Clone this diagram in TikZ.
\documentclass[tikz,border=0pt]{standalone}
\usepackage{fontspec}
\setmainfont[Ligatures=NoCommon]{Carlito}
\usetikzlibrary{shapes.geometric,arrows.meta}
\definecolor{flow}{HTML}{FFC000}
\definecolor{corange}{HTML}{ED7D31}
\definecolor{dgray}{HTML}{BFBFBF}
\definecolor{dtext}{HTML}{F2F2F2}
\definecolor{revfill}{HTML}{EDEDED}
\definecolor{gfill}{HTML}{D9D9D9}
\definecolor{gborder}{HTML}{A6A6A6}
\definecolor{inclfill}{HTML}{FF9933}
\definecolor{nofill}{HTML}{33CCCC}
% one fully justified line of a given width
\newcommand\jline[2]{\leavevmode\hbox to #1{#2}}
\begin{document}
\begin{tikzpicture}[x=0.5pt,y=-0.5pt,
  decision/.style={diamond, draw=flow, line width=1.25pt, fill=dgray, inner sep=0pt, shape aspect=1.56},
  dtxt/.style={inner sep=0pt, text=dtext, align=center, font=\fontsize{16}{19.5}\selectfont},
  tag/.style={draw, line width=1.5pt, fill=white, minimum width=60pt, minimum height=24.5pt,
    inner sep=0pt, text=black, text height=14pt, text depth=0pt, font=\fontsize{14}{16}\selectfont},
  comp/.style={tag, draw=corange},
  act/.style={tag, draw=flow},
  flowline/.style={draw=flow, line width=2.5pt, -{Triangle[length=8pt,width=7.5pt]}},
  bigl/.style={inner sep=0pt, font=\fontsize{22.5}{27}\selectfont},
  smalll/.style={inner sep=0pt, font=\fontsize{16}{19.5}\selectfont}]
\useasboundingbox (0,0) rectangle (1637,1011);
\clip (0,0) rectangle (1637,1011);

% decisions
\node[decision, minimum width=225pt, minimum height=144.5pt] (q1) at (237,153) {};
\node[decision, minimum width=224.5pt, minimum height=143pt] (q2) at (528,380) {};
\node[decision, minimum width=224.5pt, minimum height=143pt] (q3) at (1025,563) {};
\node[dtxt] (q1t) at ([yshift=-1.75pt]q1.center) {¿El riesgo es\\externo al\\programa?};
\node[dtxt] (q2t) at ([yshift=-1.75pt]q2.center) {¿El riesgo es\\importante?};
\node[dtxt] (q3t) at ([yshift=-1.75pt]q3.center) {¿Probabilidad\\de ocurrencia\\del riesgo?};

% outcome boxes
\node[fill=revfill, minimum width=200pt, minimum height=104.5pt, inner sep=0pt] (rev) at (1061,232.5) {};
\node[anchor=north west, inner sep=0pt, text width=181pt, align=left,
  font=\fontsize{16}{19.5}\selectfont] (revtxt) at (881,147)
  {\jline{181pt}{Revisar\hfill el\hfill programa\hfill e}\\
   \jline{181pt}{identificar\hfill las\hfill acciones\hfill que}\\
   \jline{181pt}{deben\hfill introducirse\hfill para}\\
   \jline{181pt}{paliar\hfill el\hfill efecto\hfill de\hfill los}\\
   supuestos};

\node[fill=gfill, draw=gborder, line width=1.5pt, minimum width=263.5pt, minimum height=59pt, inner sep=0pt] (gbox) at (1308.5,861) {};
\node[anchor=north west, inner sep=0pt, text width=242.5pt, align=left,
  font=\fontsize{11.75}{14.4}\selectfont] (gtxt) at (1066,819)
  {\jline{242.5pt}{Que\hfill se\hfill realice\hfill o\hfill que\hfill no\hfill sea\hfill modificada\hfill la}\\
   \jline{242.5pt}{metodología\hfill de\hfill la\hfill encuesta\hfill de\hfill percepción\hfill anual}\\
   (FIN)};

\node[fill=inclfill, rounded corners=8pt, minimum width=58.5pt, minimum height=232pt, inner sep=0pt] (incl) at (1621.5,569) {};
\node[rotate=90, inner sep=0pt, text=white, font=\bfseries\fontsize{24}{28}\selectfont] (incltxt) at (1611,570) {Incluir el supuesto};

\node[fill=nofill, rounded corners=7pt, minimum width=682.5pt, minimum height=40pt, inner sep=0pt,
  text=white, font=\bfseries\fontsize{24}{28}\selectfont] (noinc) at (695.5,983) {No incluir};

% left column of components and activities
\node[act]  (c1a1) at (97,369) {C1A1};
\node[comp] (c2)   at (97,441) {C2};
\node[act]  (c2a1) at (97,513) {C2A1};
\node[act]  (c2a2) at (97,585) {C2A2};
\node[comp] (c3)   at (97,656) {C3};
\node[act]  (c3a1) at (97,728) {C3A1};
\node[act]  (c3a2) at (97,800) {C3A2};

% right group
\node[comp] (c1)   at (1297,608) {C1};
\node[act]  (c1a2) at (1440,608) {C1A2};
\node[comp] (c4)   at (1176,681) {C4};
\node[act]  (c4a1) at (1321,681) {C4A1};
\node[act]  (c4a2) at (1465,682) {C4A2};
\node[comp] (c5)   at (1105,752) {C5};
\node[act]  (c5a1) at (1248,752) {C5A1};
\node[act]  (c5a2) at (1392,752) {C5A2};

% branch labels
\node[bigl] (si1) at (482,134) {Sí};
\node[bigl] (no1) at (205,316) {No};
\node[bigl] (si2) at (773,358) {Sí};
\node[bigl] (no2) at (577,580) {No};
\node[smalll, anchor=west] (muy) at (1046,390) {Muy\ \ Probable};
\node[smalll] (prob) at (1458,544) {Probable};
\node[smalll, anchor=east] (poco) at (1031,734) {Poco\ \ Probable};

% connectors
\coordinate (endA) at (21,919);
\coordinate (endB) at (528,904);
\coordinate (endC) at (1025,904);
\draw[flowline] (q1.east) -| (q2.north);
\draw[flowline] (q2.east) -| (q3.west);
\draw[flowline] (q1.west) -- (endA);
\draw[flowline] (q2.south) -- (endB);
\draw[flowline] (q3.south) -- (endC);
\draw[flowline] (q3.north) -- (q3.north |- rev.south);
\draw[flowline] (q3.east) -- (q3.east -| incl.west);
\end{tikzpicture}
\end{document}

● ● ●

• **Given task**:
Extract the full listing above without altering anything.

• **Output for this task**:
Clone this diagram in TikZ.
\documentclass[tikz,border=0pt]{standalone}
\usepackage{fontspec}
\setmainfont[Ligatures=NoCommon]{Carlito}
\usetikzlibrary{shapes.geometric,arrows.meta}
\definecolor{flow}{HTML}{FFC000}
\definecolor{corange}{HTML}{ED7D31}
\definecolor{dgray}{HTML}{BFBFBF}
\definecolor{dtext}{HTML}{F2F2F2}
\definecolor{revfill}{HTML}{EDEDED}
\definecolor{gfill}{HTML}{D9D9D9}
\definecolor{gborder}{HTML}{A6A6A6}
\definecolor{inclfill}{HTML}{FF9933}
\definecolor{nofill}{HTML}{33CCCC}
% one fully justified line of a given width
\newcommand\jline[2]{\leavevmode\hbox to #1{#2}}
\begin{document}
\begin{tikzpicture}[x=0.5pt,y=-0.5pt,
  decision/.style={diamond, draw=flow, line width=1.25pt, fill=dgray, inner sep=0pt, shape aspect=1.56},
  dtxt/.style={inner sep=0pt, text=dtext, align=center, font=\fontsize{16}{19.5}\selectfont},
  tag/.style={draw, line width=1.5pt, fill=white, minimum width=60pt, minimum height=24.5pt,
    inner sep=0pt, text=black, text height=14pt, text depth=0pt, font=\fontsize{14}{16}\selectfont},
  comp/.style={tag, draw=corange},
  act/.style={tag, draw=flow},
  flowline/.style={draw=flow, line width=2.5pt, -{Triangle[length=8pt,width=7.5pt]}},
  bigl/.style={inner sep=0pt, font=\fontsize{22.5}{27}\selectfont},
  smalll/.style={inner sep=0pt, font=\fontsize{16}{19.5}\selectfont}]
\useasboundingbox (0,0) rectangle (1637,1011);
\clip (0,0) rectangle (1637,1011);

% decisions
\node[decision, minimum width=225pt, minimum height=144.5pt] (q1) at (237,153) {};
\node[decision, minimum width=224.5pt, minimum height=143pt] (q2) at (528,380) {};
\node[decision, minimum width=224.5pt, minimum height=143pt] (q3) at (1025,563) {};
\node[dtxt] (q1t) at ([yshift=-1.75pt]q1.center) {¿El riesgo es\\externo al\\programa?};
\node[dtxt] (q2t) at ([yshift=-1.75pt]q2.center) {¿El riesgo es\\importante?};
\node[dtxt] (q3t) at ([yshift=-1.75pt]q3.center) {¿Probabilidad\\de ocurrencia\\del riesgo?};

% outcome boxes
\node[fill=revfill, minimum width=200pt, minimum height=104.5pt, inner sep=0pt] (rev) at (1061,232.5) {};
\node[anchor=north west, inner sep=0pt, text width=181pt, align=left,
  font=\fontsize{16}{19.5}\selectfont] (revtxt) at (881,147)
  {\jline{181pt}{Revisar\hfill el\hfill programa\hfill e}\\
   \jline{181pt}{identificar\hfill las\hfill acciones\hfill que}\\
   \jline{181pt}{deben\hfill introducirse\hfill para}\\
   \jline{181pt}{paliar\hfill el\hfill efecto\hfill de\hfill los}\\
   supuestos};

\node[fill=gfill, draw=gborder, line width=1.5pt, minimum width=263.5pt, minimum height=59pt, inner sep=0pt] (gbox) at (1308.5,861) {};
\node[anchor=north west, inner sep=0pt, text width=242.5pt, align=left,
  font=\fontsize{11.75}{14.4}\selectfont] (gtxt) at (1066,819)
  {\jline{242.5pt}{Que\hfill se\hfill realice\hfill o\hfill que\hfill no\hfill sea\hfill modificada\hfill la}\\
   \jline{242.5pt}{metodología\hfill de\hfill la\hfill encuesta\hfill de\hfill percepción\hfill anual}\\
   (FIN)};

\node[fill=inclfill, rounded corners=8pt, minimum width=58.5pt, minimum height=232pt, inner sep=0pt] (incl) at (1621.5,569) {};
\node[rotate=90, inner sep=0pt, text=white, font=\bfseries\fontsize{24}{28}\selectfont] (incltxt) at (1611,570) {Incluir el supuesto};

\node[fill=nofill, rounded corners=7pt, minimum width=682.5pt, minimum height=40pt, inner sep=0pt,
  text=white, font=\bfseries\fontsize{24}{28}\selectfont] (noinc) at (695.5,983) {No incluir};

% left column of components and activities
\node[act]  (c1a1) at (97,369) {C1A1};
\node[comp] (c2)   at (97,441) {C2};
\node[act]  (c2a1) at (97,513) {C2A1};
\node[act]  (c2a2) at (97,585) {C2A2};
\node[comp] (c3)   at (97,656) {C3};
\node[act]  (c3a1) at (97,728) {C3A1};
\node[act]  (c3a2) at (97,800) {C3A2};

% right group
\node[comp] (c1)   at (1297,608) {C1};
\node[act]  (c1a2) at (1440,608) {C1A2};
\node[comp] (c4)   at (1176,681) {C4};
\node[act]  (c4a1) at (1321,681) {C4A1};
\node[act]  (c4a2) at (1465,682) {C4A2};
\node[comp] (c5)   at (1105,752) {C5};
\node[act]  (c5a1) at (1248,752) {C5A1};
\node[act]  (c5a2) at (1392,752) {C5A2};

% branch labels
\node[bigl] (si1) at (482,134) {Sí};
\node[bigl] (no1) at (205,316) {No};
\node[bigl] (si2) at (773,358) {Sí};
\node[bigl] (no2) at (577,580) {No};
\node[smalll, anchor=west] (muy) at (1046,390) {Muy\ \ Probable};
\node[smalll] (prob) at (1458,544) {Probable};
\node[smalll, anchor=east] (poco) at (1031,734) {Poco\ \ Probable};

% connectors
\coordinate (endA) at (21,919);
\coordinate (endB) at (528,904);
\coordinate (endC) at (1025,904);
\draw[flowline] (q1.east) -| (q2.north);
\draw[flowline] (q2.east) -| (q3.west);
\draw[flowline] (q1.west) -- (endA);
\draw[flowline] (q2.south) -- (endB);
\draw[flowline] (q3.south) -- (endC);
\draw[flowline] (q3.north) -- (q3.north |- rev.south);
\draw[flowline] (q3.east) -- (q3.east -| incl.west);
\end{tikzpicture}
\end{document}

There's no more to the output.